Saudi Aramco, the Kingdom’s state oil giant, has signed a $10 billion loan with 27 financial institutions, it said on Monday, taking advantage of favourable market conditions to securing better borrowing terms.
The loan will replace an existing $4 billion facility due to mature later this year, the statement said, and is the latest example of companies in the Gulf region using the high amount of cash in the local banking system to lower their funding costs and increase the lifespan of their lending.
It is also reflective of a trend among the world’s top oil companies, which raised a record amount of debt in the first two months of 2015 as they used ultra-low borrowing costs to prop up dividends, balance sheets and acquisition funds.
The statement confirmed a Reuters story from March 12 that said Aramco was close to finalising a tightly-priced deal, which bankers speculate could also be used to fund a bid for a stake in German synthetic rubber firm Lanxess.
Aramco’s new revolving credit agreement is denominated in both U.S. dollars and Saudi riyals and is a standby loan, the world’s biggest oil exporter said in its statement, meaning the cash will only be taken up when the company needs it.
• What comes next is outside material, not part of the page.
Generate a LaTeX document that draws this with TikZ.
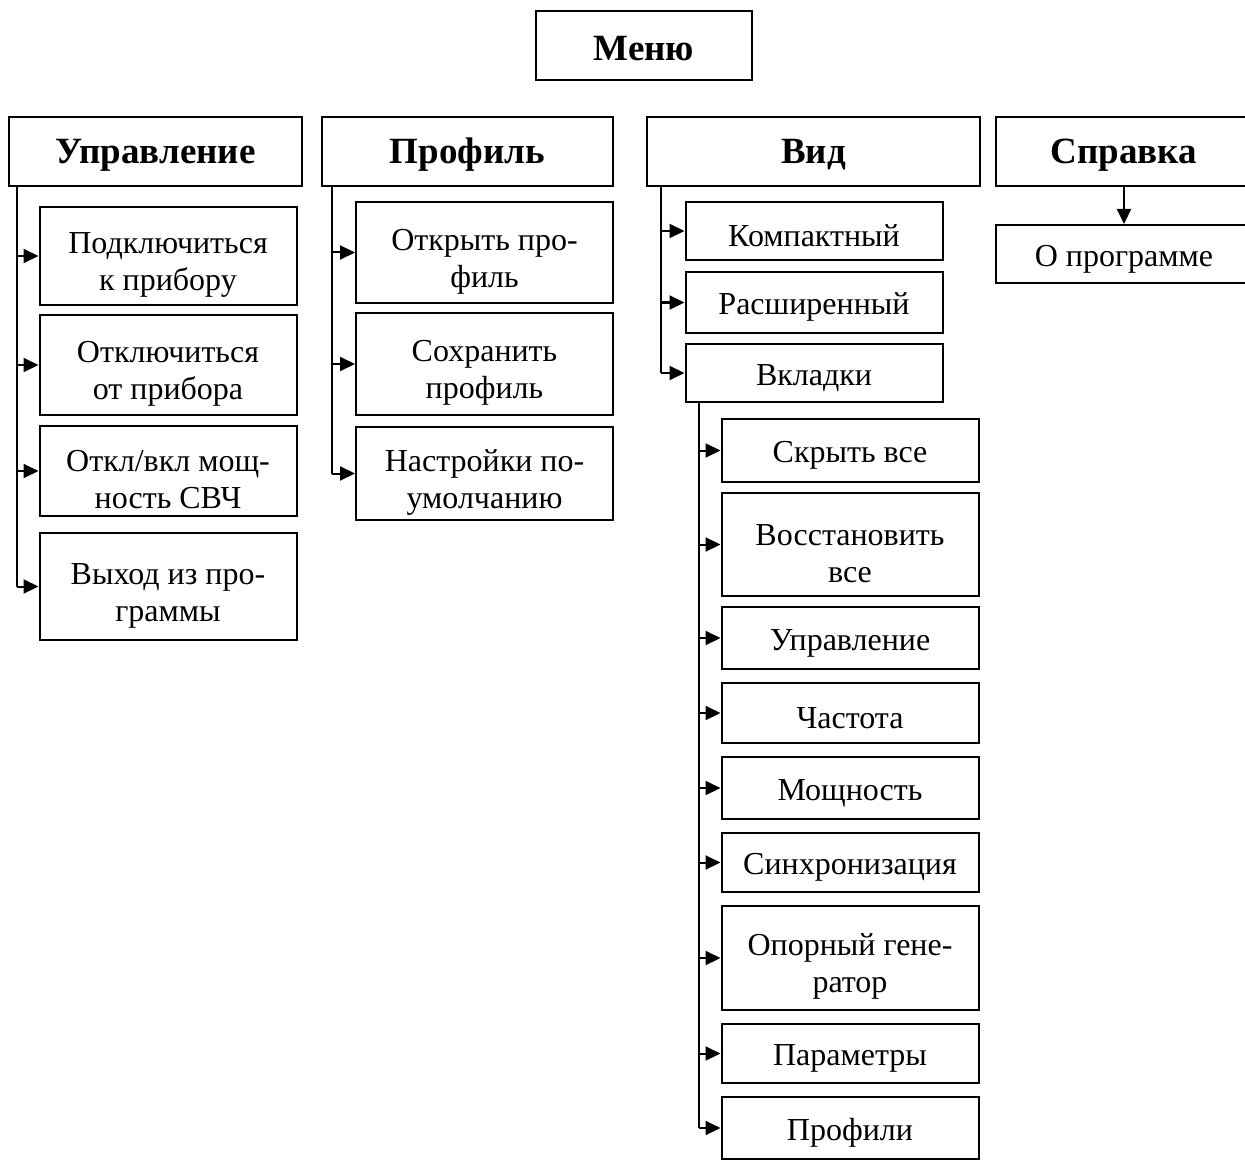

The dollar portion totals $7 billion. This includes a $6 billion five-year piece that has an option to be extended by a year on two occasions and will pay an interest rate of 12 basis points (bps), the document showed.
The remainder consists of a $1 billion 364-day facility paying 10 bps, which is renewable annually. The statement didn’t disclose how many times the cash could be rolled over.
There is also borrowing worth SAR11.25 billion ($3 billion) structured as a sharia-compliant murabaha — a cost-plus-profit agreement where one party agrees to buy merchandise for another, which promises to buy it at an agreed mark-up, and which gets around Islamic finance’s ban on charging interest.
Of this, SAR7.5 billion has the same five-year lifespan with extension options, with SAR3.75 billion lasting for 364 days and also having an annual renewal option. They pay a profit rate of 11 bps and 9 bps respectively.
“This pricing sets a benchmark in the kingdom and the region and reflects the banking community’s continuing confidence in Saudi Aramco and Saudi Arabia,” the company said in the statement.
Among the banks to back the dollar-denominated tranches were Bank of China, Bank of Tokyo-Mitsubishi, Citigroup, Deutsche Bank, HSBC, JP Morgan, Standard Chartered, and Sumitomo Mitsui Banking Corporation.
Eight Saudi lenders participated in the local currency facilities, including Alinma Bank, National Commercial Bank and Riyad Bank.